This week we once again came back from the brink of congressional implosion and consequent government shutdown. On March 3, after weeks of threats, hyperbole, petty tantrums, and partisan bickering, the House of Representatives voted 257 to 167 to fund the Department of Homeland Security (DHS) through the end of the fiscal year 2015. DHS was mere hours away from running out of money and being forced to shut down.
It is truly stunning to witness the lengths that Congressional Republican extremists are willing to go to achieve their aims. At a time of heightened security tensions at home and across the world, the Republican-controlled House of Representatives tip-toed to the brink of letting DHS funding run out simply because they couldn't stand to see the president exercise his lawful authority on immigration enforcement policy.
Why were these extremists willing to shut down our national security infrastructure? Simply put, because they couldn't stand President Obama enacting humane, rational, cost-saving immigration policies -- policies that would, for one, put an end to the senseless separation of U.S. citizen children from their undocumented parents. This xenophobic streak in the right wing of the GOP has appeared to drive its adherents to madness.
Speaker of the House John Boehner may not personally harbor the antipathy for Latinos that is evident in the radical right of his party. But he is empowering those in the Republican Party who will stop at nothing to block any attempt to help the Latino community.

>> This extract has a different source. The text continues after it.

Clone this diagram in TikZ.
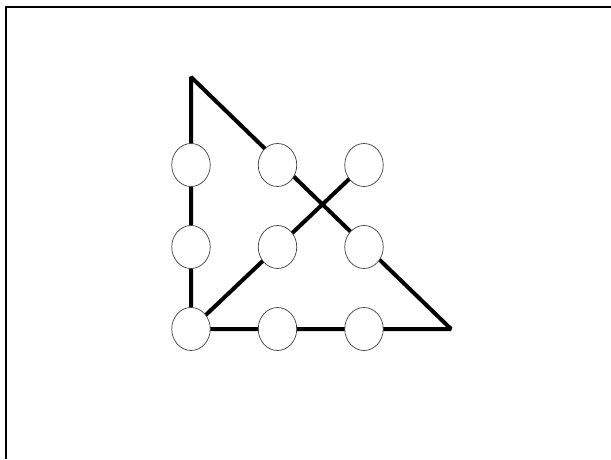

Rather than stand behind sensible GOP voices who understand the Latino community and who are ready to engage with America's future, Speaker Boehner has yet again capitulated to the backward-looking bloc of the GOP that cannot seem to come to terms with a changing America.
Latino voters have been watching this farce, and they are as fed up with the GOP's extremism. Each time congressional Republicans go to absurd lengths in opposing whatever policies would benefit Hispanics, it only reinforces what Latino voters now believe in their bones: that congressional Republicans don't want Latinos in their tent, will never want Latinos in their tent, and couldn't care less about the Latino community's interests.
Latino voters are smart enough to understand the difference between policy disagreement and personal disdain. This recent debacle reveals that while it is never too late to change course, Republican leaders may actually need to take the wheel themselves rather than merely sit back and hope that the party as a whole will gradually choose to embrace the future.
On March 3, National Council of La Raza (NCLR) President and CEO Janet Murguía blasted the Republican Party for its ongoing hostility toward Latinos, writing that "when it comes to Hispanics and their families, too many in the Republican Party simply don't care." She continued, "What kind of statement does it make that pro-defense House Republicans would put our national security at risk than allow any amount of relief on immigration? ... there is a malignancy in the Republican Party, and it is growing. ... Today, the extreme has become the Republican Party mainstream."
As the 2016 elections rapidly approach and the Republican Party solidifies its plans to try to take back the White House, GOP leaders would do well to heed Murguía's recent words of warning: "[I]f they [the Republican Party] don't change course, they will lose the Latino vote for a generation."